The concept of "action precedes motivation" flips traditional wisdom on its head. Research shows that taking even the smallest physical action generates motivation, not the other way around. When you move just one finger or take one breath intentionally, you activate motor circuits that naturally build momentum. This is similar to how task initiation strategies work to overcome procrastination.
Environmental shifts reset your brain's resistance patterns by changing your spatial context. Your brain associates specific locations with specific states—your bed with rest, your couch with relaxation. Moving just three feet signals to your nervous system that a different behavioral mode is appropriate, making movement feel easier without requiring mental effort.
Practical Mind to Move Techniques That Work Instantly
The 5-Second Sensory Reset jolts your system using immediate sensory input. Splash cold water on your face, smell peppermint oil, or blast your favorite energizing song. These sensory interruptions help your mind to move past resistance by activating your sympathetic nervous system within seconds. The key is intensity—mild sensations won't cut through mental fog.
The Micro-Movement Method starts absurdly small to create momentum without overwhelming yourself. Wiggle one toe. Flex one finger. Take one intentional breath. These tiny actions seem insignificant, but they activate motor pathways that naturally want to continue. Once you've moved one finger, moving your whole hand feels easier. This approach works because it requires zero motivation to start—just the smallest physical commitment.
The Environmental Shift Strategy changes your physical location by exactly three feet to reset your brain's stuck pattern. Stand up from your bed and take three steps. Move from your desk to the window. This minimal displacement breaks the environmental association keeping you frozen.
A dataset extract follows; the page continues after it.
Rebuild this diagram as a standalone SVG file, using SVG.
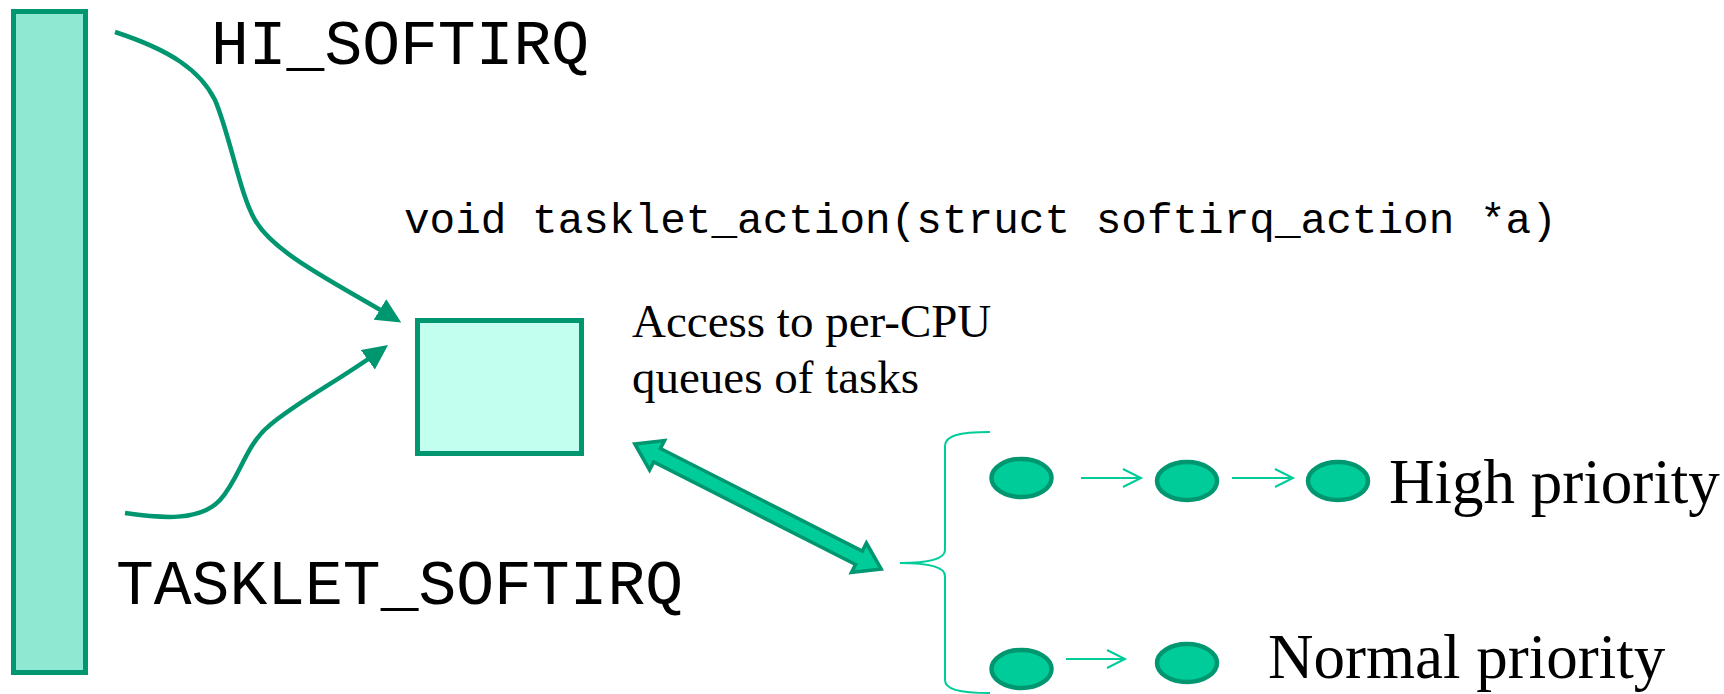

Your brain registers the location change and automatically adjusts its behavioral expectations, similar to how adaptive thinking patterns help create positive change.
The Countdown Bridge uses backwards counting from 5 to create a mind to move pathway that bypasses overthinking. Count "5-4-3-2-1" and move on "1"—no negotiation, no debate. This technique works because counting occupies your conscious mind while the commitment to move on "1" activates your motor system automatically. The countdown creates a mental contract that's easier to honor than vague intentions.
Each of these mind to move strategies activates physical energy within 30 seconds and requires zero motivation to start. That's the crucial difference—these aren't techniques you need to feel ready for. They're designed to work precisely when mental resistance feels strongest.
Building Your Personal Mind to Move Toolkit
Identifying which mind to move technique works best for your specific resistance patterns takes experimentation. Try each strategy three times before deciding it doesn't work for you. Some people respond instantly to sensory resets, while others find micro-movements more effective. Your personal toolkit should include at least two techniques that consistently activate your body.
Creating a personalized sensory cue library means collecting specific scents, songs, or textures that instantly shift your state. Keep peppermint oil by your bed, create a "movement" playlist, or designate a specific texture you touch before taking action. These cues become automatic mind to move triggers over time, much like how habit formation works with consistent repetition.
Stack techniques when one strategy isn't enough to overcome stronger mental blocks. Use the countdown bridge, then immediately do the sensory reset, followed by a micro-movement. Layering strategies creates multiple neural pathways to action, making it harder for resistance to maintain its grip. The combination is often more powerful than any single technique alone.
Making mind to move strategies automatic through consistent practice transforms them from conscious techniques into your default response. Each time you successfully activate physical energy despite mental resistance, you strengthen the neural pathways that make future action easier. You're building confidence in your ability to move when your brain says no—and that capability changes everything.